Sometimes that’s sales. Sometimes it’s direct mail. Other times it’s e-commerce and a digital, affiliate network. Sometimes they tell me it’s “word-of-mouth.”

For a while, whatever it was, it produced the Golden Eggs. It worked. And the Goose’s enemies were marketing and branding. Or perhaps they were the Goose’s servants, such as when the marketing team was really the sales collateral team. Or the direct mail team. Or the in-house studio.

“Our salespeople sell and they’re starting from zero.” “We’re the leader in our category, but no one knows it.” “This channel is just getting too expensive – we need what’s next.”  The Inspiring Action Moment is launched with sentences like these.

Our clients have some things in common. They can’t wait two years or even six months for “the brand campaign” to start working. They can’t tolerate poorer sales numbers while they invest in getting more famous. And they aren’t willing to match large advertisers dollar-for-dollar in order to capture a share of the market.

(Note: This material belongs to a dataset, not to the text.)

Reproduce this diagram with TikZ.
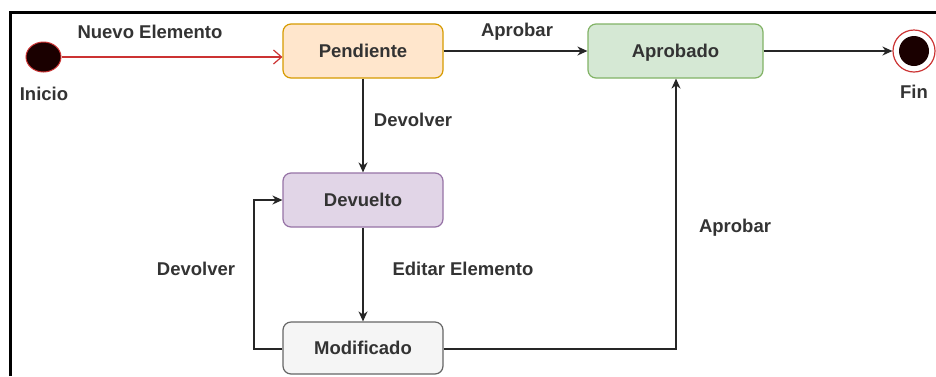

The kind of brand building they need is the kind that makes the selling more efficient right away. They need the kind of brand building that improves their return-on-marketing-spend right away, and then just keeps getting better.

And often they need more than a marketing revolution. They need at least an internal culture evolution as well. They need a team with a new common understanding of what it takes to succeed at the next level today.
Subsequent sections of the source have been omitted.